The decision also noted that Congress limited the FCC’s authority by explicitly stating that federal funds should go to certain communications carriers and bound them to certain uses of the money. It also noted a “soft cap” in the language of the size and budget of the program.

The Sixth Circuit also agreed with the Fifth Circuit that there is no violation of the private-nondelegation doctrine by virtue of the fact that the FCC delegates the authority to USAC to set the amount to be collected from the communications companies for the fund because USAC is subordinated to the regulator.

“In its subordinate role, USAC provides the FCC with fact-gathering, ministerial, and administrative support,” the Sixth Circuit decision said. “It submits for approval to the FCC the underlying data and projections that the FCC then uses to calculate the contribution factor.”

“Critically, the FCC is not bound by USAC’s projections,” the decision added, noting the FCC may approve or deny the contribution recommended by USAC.

In a joint statement, trade groups Competitive Carriers Association, NTCA Rural Broadband Association, and USTelecom said, “Today’s decision is a win for the millions of rural and urban consumers as well as anchor institutions that rely on the services supported by the federal Universal Service Fund.

“As the court decision today confirms, Congress’ direction to the FCC—more than 25 years ago—to collect contributions in support of the universal service program is constitutional,” the statement added. “We believe that other courts considering similar challenges should come to the same conclusion.”

The USF is under financial pressure due to its reliance on voice service providers, a relic of its past.
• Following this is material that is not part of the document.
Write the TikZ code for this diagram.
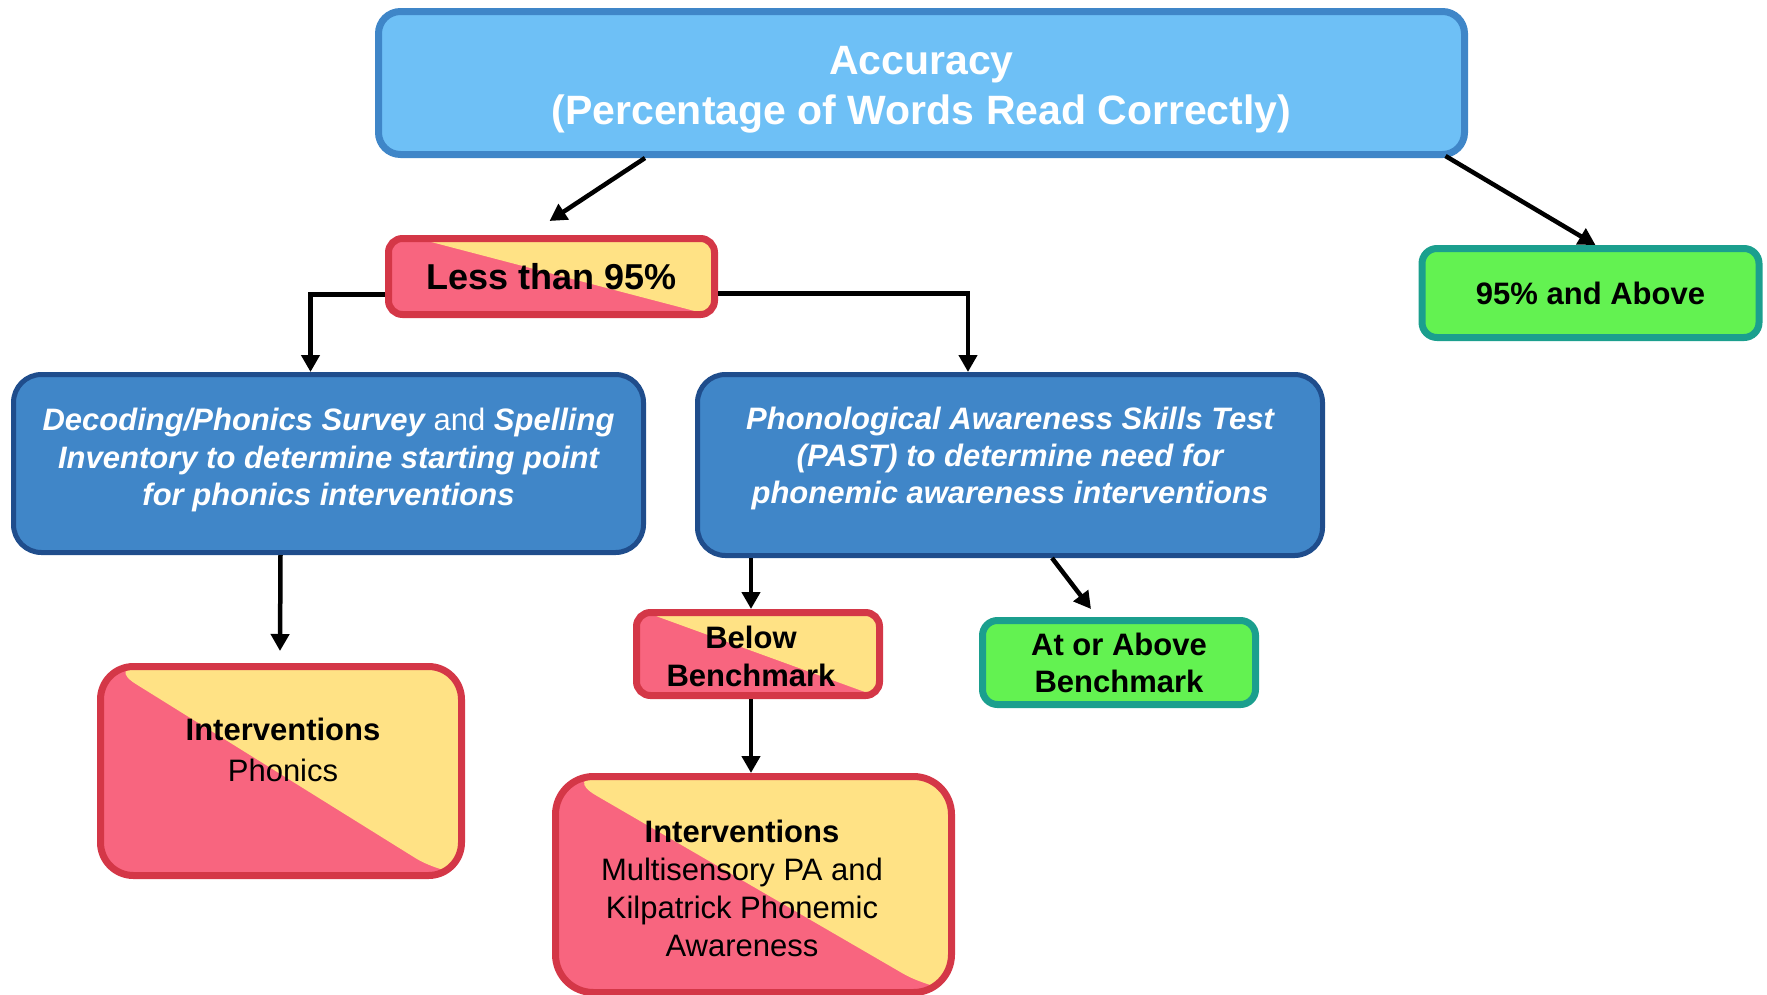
\documentclass[tikz,border=0pt]{standalone}
\usepackage{fontspec}
\setmainfont{Liberation Sans}
\usetikzlibrary{arrows.meta,calc}
\definecolor{topfill}{HTML}{6EC0F6}
\definecolor{topdraw}{HTML}{3F86C8}
\definecolor{bluefill}{HTML}{4086C8}
\definecolor{bluedraw}{HTML}{1F4D8C}
\definecolor{redd}{HTML}{D43747}
\definecolor{pinkc}{HTML}{F8657F}
\definecolor{yellc}{HTML}{FFE285}
\definecolor{greenf}{HTML}{63F251}
\definecolor{tealc}{HTML}{1B9F8E}
\tikzset{
  box/.style={rectangle, inner sep=0pt, align=center},
  txt/.style={align=center, inner sep=0pt},
  splitfill/.style 2 args={fill=pinkc, path picture={
    \fill[yellc] ($(path picture bounding box.north west)!#1!(path picture bounding box.north east)$)
      -- (path picture bounding box.north east)
      -- (path picture bounding box.south east)
      -- ($(path picture bounding box.south west)!#2!(path picture bounding box.south east)$) -- cycle;}},
  redbox/.style={box, draw=redd, line width=7pt},
  greenbox/.style={box, draw=tealc, fill=greenf, line width=7pt, rounded corners=15pt},
  bluebox/.style={box, draw=bluedraw, fill=bluefill, line width=5pt, rounded corners=28pt},
  arr/.style={line width=4.5pt, -{Triangle[length=17pt,width=18pt]}},
}
\begin{document}
\begin{tikzpicture}[x=1pt,y=-1pt]
\useasboundingbox (0,0) rectangle (1767,994);

% top box
\node[box, draw=topdraw, fill=topfill, line width=7pt, rounded corners=22pt,
      minimum width=1086pt, minimum height=143pt] (top) at (921.5,83) {};
\node[txt, text=white, font=\fontsize{41}{50}\selectfont\bfseries] (topT) at (921.5,90)
  {Accuracy\\(Percentage of Words Read Correctly)};

% less than 95%
\node[redbox, splitfill={0.09}{0.98}, rounded corners=14pt,
      minimum width=326pt, minimum height=76pt,
      font=\fontsize{36}{42}\selectfont\bfseries] (less) at (551.5,276.5)
  {Less than 95\%};

% 95% and above
\node[greenbox, minimum width=337pt, minimum height=89pt,
      font=\fontsize{31}{37}\selectfont\bfseries] (n95) at (1590.5,293)
  {95\% and Above};

% left blue box
\node[bluebox, minimum width=630pt, minimum height=178pt] (lb) at (328.5,463.5) {};
\node[txt, text=white, font=\fontsize{31}{37.5}\selectfont\bfseries\itshape] (lbT) at (328.5,460)
  {Decoding/Phonics Survey {\mdseries\upshape and} Spelling\\
   Inventory to determine starting point\\
   for phonics interventions};

% right blue box
\node[bluebox, minimum width=625pt, minimum height=181pt] (rb) at (1010,465) {};
\node[txt, text=white, font=\fontsize{31}{37}\selectfont\bfseries\itshape] (rbT) at (1010,458)
  {Phonological Awareness Skills Test\\
   (PAST) to determine need for\\
   phonemic awareness interventions};

% below benchmark
\node[redbox, splitfill={0.04}{0.98}, rounded corners=14pt,
      minimum width=243pt, minimum height=83pt] (below) at (758,654) {};
\node[txt, font=\fontsize{31}{38}\selectfont\bfseries] (belowT) at (751,656)
  {Below\\Benchmark};

% at or above benchmark
\node[greenbox, minimum width=273pt, minimum height=84pt,
      font=\fontsize{31}{37}\selectfont\bfseries] (atab) at (1119,662.5)
  {At or Above\\Benchmark};

% interventions phonics
\node[redbox, splitfill={0.02}{0.95}, rounded corners=33pt,
      minimum width=361pt, minimum height=209pt] (phon) at (281,771) {};
\node[txt, font=\fontsize{31}{41}\selectfont] (phonT) at (283,750)
  {\textbf{Interventions}\\Phonics};

% interventions bottom
\node[redbox, splitfill={0.02}{0.96}, rounded corners=38pt,
      minimum width=396pt, minimum height=216pt] (bot) at (753.5,884.5) {};
\node[txt, font=\fontsize{31}{38}\selectfont] (botT) at (742,888.5)
  {\textbf{Interventions}\\Multisensory PA and\\Kilpatrick Phonemic\\Awareness};

% connectors
\draw[arr] ([xshift=-276.5pt]top.south) -- ([xshift=-2pt,yshift=14pt]less.north);
\draw[arr] ([xshift=524pt,yshift=2pt]top.south) -- ([xshift=5pt]n95.north);
\draw[arr] ([yshift=-18pt]less.west) -| ([xshift=-18pt]lb.north);
\draw[arr] ([yshift=-17pt]less.east) -| ([xshift=-42pt]rb.north);
\draw[arr] ([xshift=-48pt]lb.south) -- ([xshift=-1pt,yshift=12pt]phon.north);
\draw[arr] ([xshift=-259pt]rb.south) -- ([xshift=-7pt]below.north);
\draw[arr] ([xshift=42pt]rb.south) -- ([xshift=-28pt,yshift=8pt]atab.north);
\draw[arr] ([xshift=-7pt]below.south) -- ([xshift=-2.5pt]bot.north);
\end{tikzpicture}
\end{document}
There is collective agreement that reform is needed, with recommendations for expanding the funding base including drawing on broadband service revenues, Big Tech contributions, and relying on general taxation.

In a report to Congress last year, the FCC said it would prefer to have congressional approval to expand the contribution base. As such, a bill introduced in both chambers in March would require the FCC to study and make rules on expanding the funding base.